Spalding, who says he runs MOCA Calgary on an annual budget of between $300,000 and $400,000 (about half of which is in kind, such as forgiven rent and building services), says financial restraints are a tremendous problem for Calgary's art institutions.

"All of us are doing tea and bake sales and casinos and bingos and everything else except running an art museum," he says. "Something has to give – whether it's more money coming in from somewhere, or the money may have to be rationalized in a different way."

Collaborations, he says, could be the key.

"Government is only one part," Alberta Culture Minister Heather Klimchuk said on Tuesday, about the question of funding. "When the community supports it and the private sector, you know, that's when the magic happens. Because it's the buy-in from everybody."

Klimchuk points out that the Glenbow received a 7-per-cent increase in funding from the province last year. Deliberations for the provincial budget next year are under way.

Livingstone, who is on leave from the University of Calgary until March, isn't pulling the plug on anything yet, but she isn't plowing ahead either. It's early days; she hasn't even completely figured out the phone system, let alone determined whether the Glenbow should go ahead with its vision for a new building.

"We have an ambitious strategic plan right now," she says. "We need to go through that and identify those areas that are really resonating with the community."

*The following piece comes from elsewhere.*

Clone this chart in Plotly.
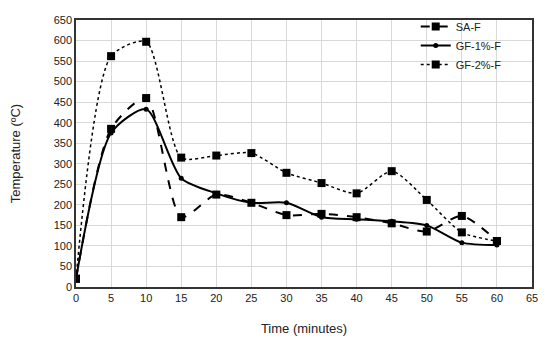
import plotly.graph_objects as go

time = [0, 5, 10, 15, 20, 25, 30, 35, 40, 45, 50, 55, 60]
sa_f = [20, 385, 460, 170, 225, 205, 175, 178, 170, 155, 135, 173, 112]
gf1_f = [20, 375, 433, 265, 228, 205, 205, 170, 165, 160, 150, 108, 102]
gf2_f = [20, 562, 597, 315, 320, 326, 278, 253, 228, 282, 212, 133, 112]

fig = go.Figure()
fig.add_trace(go.Scatter(x=time, y=sa_f, name="SA-F", mode="lines+markers",
                         line=dict(color="black", width=2, dash="dash", shape="spline", smoothing=0.7),
                         marker=dict(symbol="square", size=8, color="black")))
fig.add_trace(go.Scatter(x=time, y=gf1_f, name="GF-1%-F", mode="lines+markers",
                         line=dict(color="black", width=2, shape="spline", smoothing=0.7),
                         marker=dict(symbol="circle", size=5, color="black")))
fig.add_trace(go.Scatter(x=time, y=gf2_f, name="GF-2%-F", mode="lines+markers",
                         line=dict(color="black", width=1.5, dash="dot", shape="spline", smoothing=0.7),
                         marker=dict(symbol="square", size=8, color="black")))

fig.update_layout(
    width=550, height=342,
    margin=dict(l=68, r=26, t=4, b=63),
    paper_bgcolor="white", plot_bgcolor="white",
    font=dict(family="Liberation Sans, Arial, sans-serif", size=11, color="#222"),
    showlegend=True,
    legend=dict(x=0.745, y=1.03, xanchor="left", yanchor="top", bgcolor="rgba(0,0,0,0)",
                font=dict(size=11), tracegroupgap=0, itemwidth=30),
    xaxis=dict(range=[0, 65], dtick=5, showgrid=True, gridcolor="#d9d9d9", gridwidth=1,
               showline=True, linecolor="#333", linewidth=1.5, mirror=True, zeroline=False,
               ticks="", automargin=False, ticklabeloverflow="allow",
               title=dict(text="Time (minutes)", standoff=21)),
    yaxis=dict(range=[0, 650], dtick=50, showgrid=True, gridcolor="#d9d9d9", gridwidth=1,
               showline=True, linecolor="#333", linewidth=1.5, mirror=True, zeroline=False,
               ticks="", automargin=False, ticklabeloverflow="allow",
               title=dict(text="Temperature (ºC)", standoff=35)),
)
fig.write_html("out.html")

Almost every Calgarian I meet is upbeat and optimistic about the city's cultural potential – shaking off the monsters and going with the fairy tale. There is not just an appetite, but tangible growth. Rock points out that when CADA took over its funding role in 2007, it funded some 120 organizations. That number has now jumped to more than 190. At ACAD, Doz says more graduates are choosing to stay in Calgary, whereas not that long ago they would have had to go somewhere such as Toronto, Montreal or New York for their careers.

"I look at all this next generation and they're very impressive and exciting," Rock says. "So if people think that because there's no gallery, there's no contemporary art here, it's just not true."